BC, Tallinn, 27.10.2020.Print version
The state-owned energy group Eesti Energia is launching a virtual power plant which makes large electrical devices generate revenue to Eesti Energia customers by reducing power costs and increasing the amount of renewable energy on the market, informs LETA/BNS.

Photo: energia.ee

The solution, which in its first phase is geared at major industrial and production companies, will also be made available for commercial and office buildings as well as household customers within the next few years, Eesti Energia said.  


The virtual power plant enables to have large industrial devices generate revenue in addition to their main purpose without any additional investment while reducing power costs by up to 15 percent per year, depending on the sector and device.


Eesti Energia uses a technology that links devices that are digitally connected to it into one large virtual power plant, which monitors activity in the electricity market and on the network in real time. The virtual power plant controls the devices linked to it according to conditions set by the owner of the device in a way that it generates maximum revenue for the customer and enables optimal functioning of the power grid. 


Margus Vals, member of the management board of Eesti Energia, said that the virtual power plant will have a central role in future power systems as it allows to make the best use of the flexibility in commercially and privately owned devices, thereby reducing the need to invest in back-up power stations, which would increase consumers' power tariffs.


"Industrial companies already own powerful devices, which can be made to work in a smarter way in addition to their main function. There is much potential in the heating and ventilation devices of commercial and office buildings, but also in household consumers' electric cars and heat pumps. We don't need to build large back-up facilities just in case; instead we need to be smarter in how we use our existing devices," Vals said.


Eesti Energia has launched pilot projects for its virtual power plant and flexibility services and is also preparing the service for commercial and office buildings and household consumers. In addition to Estonia, the solution will also be geared at the company's other home markets.

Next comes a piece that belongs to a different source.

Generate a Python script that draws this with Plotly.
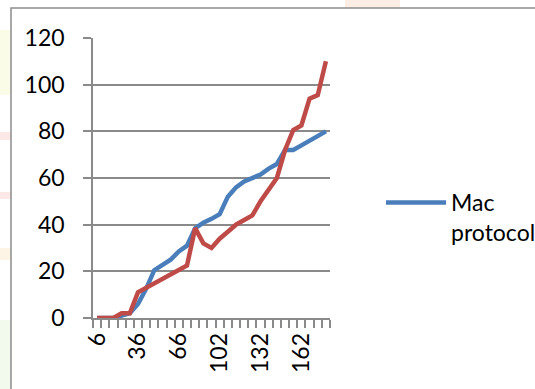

"Considering that power costs often account for a significant share of total expenditure, the flexibility service can be regarded as an additional source of revenue. All data exchange between the device and the virtual power plant is 100 percent secure," Vals noted.


The flexibility service is best suited for industries that use energy-intensive devices, such as cellulose, paper and cement industries, refrigeration, logistics centers, timber industry, water companies, metallurgy, chemical and plastics industries, and cogeneration plants.